Types of Surrender Value in Life Insurance
You must know the different types of surrender values to evaluate whether surrendering your policy is a financially sound decision. Majorly there are two types of surrender value- guaranteed surrender value and special (non-guaranteed) surrender value. Here’s a breakdown of each:
1. Guaranteed Surrender Value
The guaranteed surrender value is pre-determined by the insurance company. It is the minimum amount that the policy assures to pay if the policyholder surrenders the policy. The guaranteed surrender value of your policy would be mentioned in your policy documents. Usually, it is a percentage of the total premiums paid (excluding premiums for riders or additional benefits) after a specific period.

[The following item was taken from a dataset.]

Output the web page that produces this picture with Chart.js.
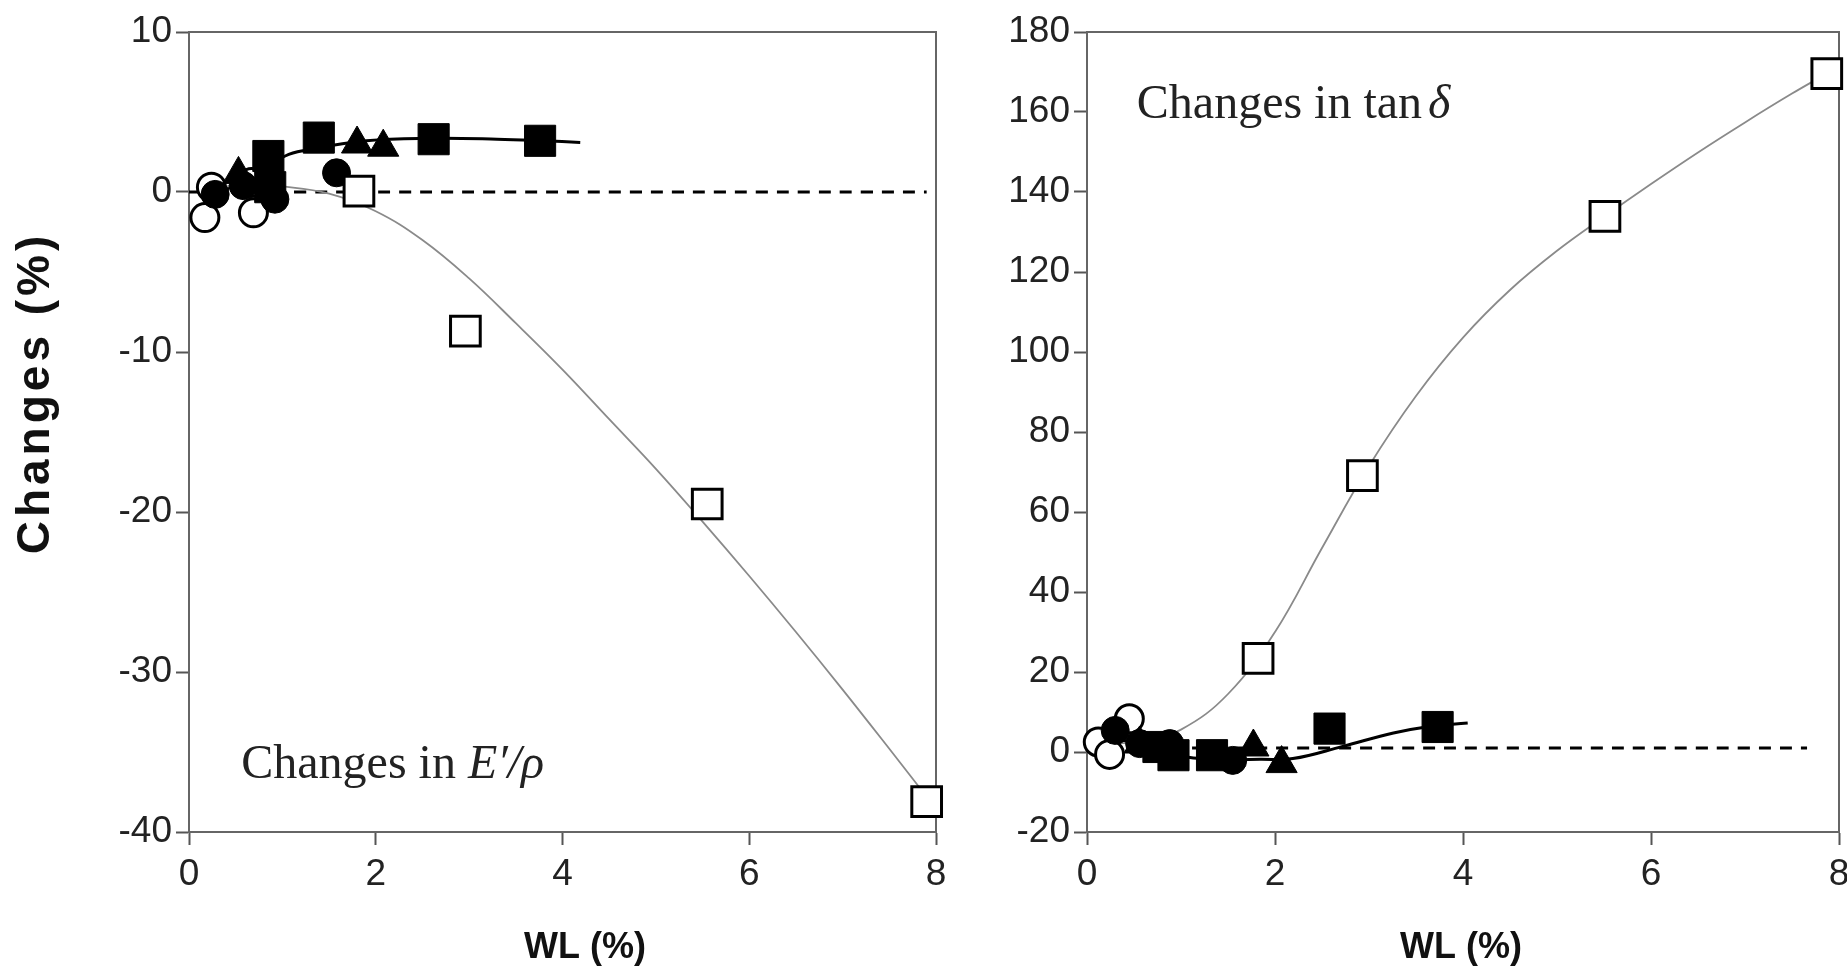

It becomes available only after the lock-in period, which can differ from each insurance company. Usually, it is two or three years, and the percentage increases with the number of years the policy is held.
2. Special or Non-Guaranteed Surrender Value
When you stop paying your policy premiums, your policy turns into a 'paid-up- policy. This means that your sum assured gets reduced according to the premiums that you have paid to date. When you surrender a paid-up policy, the insurance company pays you the special surrender value. The special surrender value of a policy is not pre-determined like the guaranteed value. It is calculated based on the policy's accumulated bonus, current market conditions, and the policy's paid-up value. It is generally higher than the guaranteed surrender value but is not fixed or promised in advance.
Also Read: Who is an Appointee in Life Insurance?
Do all Life Insurance Policies offer Surrender Value?
No, all life insurance policies do not pay a surrender value. Usually, permanent life insurance policies like whole life policies, endowment policies, and Unit Linked Insurance Policies include this feature.
1. Whole Life Insurance Policy
Under Whole life insurance policies, a cash value gets accumulated over time through premium payments. If you surrender the policy after the pre-determined lock-in period, the insurance company pays you a surrender value.
2. Endowment Life Insurance Policy
Endowment policies combine life insurance with investment opportunities. If you hold this policy for a specified period of generally 2-3 years, you become eligible for a surrender value in case you exit from the policy.
3. Unit Linked Insurance Policy (ULIP)
A ULIP policy also provides investment and life insurance benefits. These policies have a lock-in period of 5 years as per the rules set by the IRDAI. If you surrender this policy after the lock-in period, you get a surrender value. However, surrendering your policy attracts heavy discontinuation charges.
Note that life insurance policies like term insurance and short-term policies do not provide surrender benefits.
When is it okay to surrender your policy?
Considering the loss of life cover and reduced sum assured, is it a good idea to surrender your policy? Here are some situations where you can consider surrendering your life insurance policy.
- Inability to afford premiums: If you are struggling to keep up with premium payments due to financial constraints, surrendering the policy can be a good option.
- The policy no longer fits your needs: Factors like changes in family size, financial goals, or liabilities can make you think that the policy does not suit your needs anymore. You can surrender the policy to get a different one.
- Investment opportunities: If the main purpose of getting life insurance is an investment, you can surrender the policy if you have better investment opportunities. However, you must keep in mind that you lose the life coverage after you surrender the policy.
Understand Surrender Values to Make a Wise Choice!
Surrendering a life insurance policy is a major financial and life decision. When you surrender your policy, you get a lower payout and you lose your life insurance benefits. To make a wise decision, you must understand what surrender value is along with the consequences of surrendering your policy.
FAQs on surrender value in life insurance
What is the difference between surrender value and cash value?
The surrender value is the amount a policyholder receives if they terminate their policy before its maturity. Cash value is the savings or investment portion of your life insurance policy that builds up over time. It represents the gross amount before any deductions for surrendering the policy.
How is the surrender value calculated?
Guaranteed Surrender Value is a percentage of the total premiums paid (excluding rider premiums and taxes) after the lock-in period, as specified in the policy document. Special (Non-Guaranteed) Surrender Value includes the policy’s paid-up value, accrued bonuses, and additional benefits.
How do you avoid surrender charges?
To avoid surrender charges, wait until the lock-in period is over before surrendering your policy. Instead of surrendering, you can convert it to a paid-up policy. You stop paying premiums and keep the policy active with reduced benefits.
How to know policy surrender value?
The guaranteed surrender value is mentioned in the insurance policy documents. Look for the section on surrender value, which outlines the calculation formula, charges, and eligibility. You can also reach out to your insurance provider or agent for an accurate, up-to-date surrender value calculation.